- Flag and emblem
- Other name: Legion of Ratu Adil
- Leaders: Capt. Raymond Westerling Syarif Hamid II
- Founded: 15 January 1949
- Dates active: 1949–1950
- Dissolved: February 1950
- Country: United States of Indonesia (USI)
- Active regions: State of Pasundan
- Ideology: Pro-Dutch imperialism

= Legion of the Just Ruler =

Pro Dutch militia in Indonesia

The Legion of the Just Ruler (Legioen van de Rechtvaardige Vorst, Angkatan Perang Ratu Adil; APRA) or the Legion of Ratu Adil was a pro-Dutch militia and private army established in the aftermath of the Indonesian National Revolution. It was founded by the former KNIL Captain Raymond Westerling following his demobilisation on 15 January 1949. The militia's name was derived from a passage from the medieval Book of Prophecies of Joyo Boyo which prophesied the coming of a Just Ruler (Ratu Adil) who would be of Turkish descent and come to save the people of Java and establish universal peace and justice. With his mixed Turkish heritage in mind, Westerling used the myth of the Just Ruler to create a following.

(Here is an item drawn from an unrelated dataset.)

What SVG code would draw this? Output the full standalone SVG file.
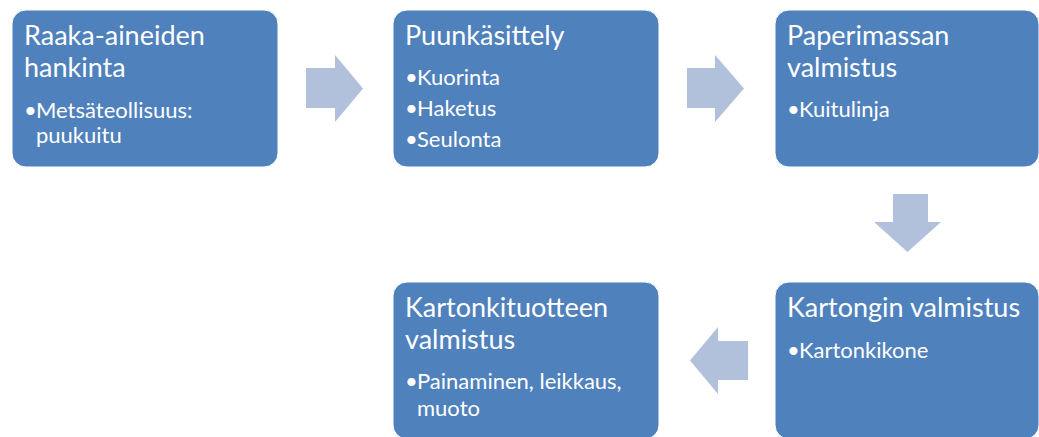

Westerling claimed to be fighting to preserve the component states of the federal Republic of the United States of Indonesia against what he perceived as the Javanese-dominated unitary Republic of Indonesia led by Sukarno and Hatta. APRA was recruited from several anti-Republican factions including former Republican guerrillas, Darul Islam fighters, Ambonese, Malays, Minahasans, demobilised KNIL, Special Forces Regiment and Royal Netherlands Army personnel. By 1950, APRA had evolved from a series of rural self-defense units into a 2,000-strong fighting force. Unhappy with the growing influence of Sukarno's government, Westerling conspired with the federalist Sultan of Pontianak Hamid II to launch a coup in January 1950.

On 23 January 1950, APRA launched a coup d’état against the Republican government. While the Legion managed to temporarily occupy Bandung, they failed to occupy Jakarta. Westerling had planned to overthrow the RUSI Cabinet and assassinate several prominent Republican figures including the Defense Minister Sultan Hamengkubuwono IX and Secretary-General Ali Sadikin. The coup's failure demoralized the Legion's belief in Westerling and he was forced to flee to Singapore. Without a strong leader, APRA had ceased to function by February 1950. APRA's actions led to the incarceration of Hamid II and accelerated the dissolution of the federal United States of Indonesia on 17 August 1950, turning Indonesia into a unitary state dominated by the central government in Jakarta.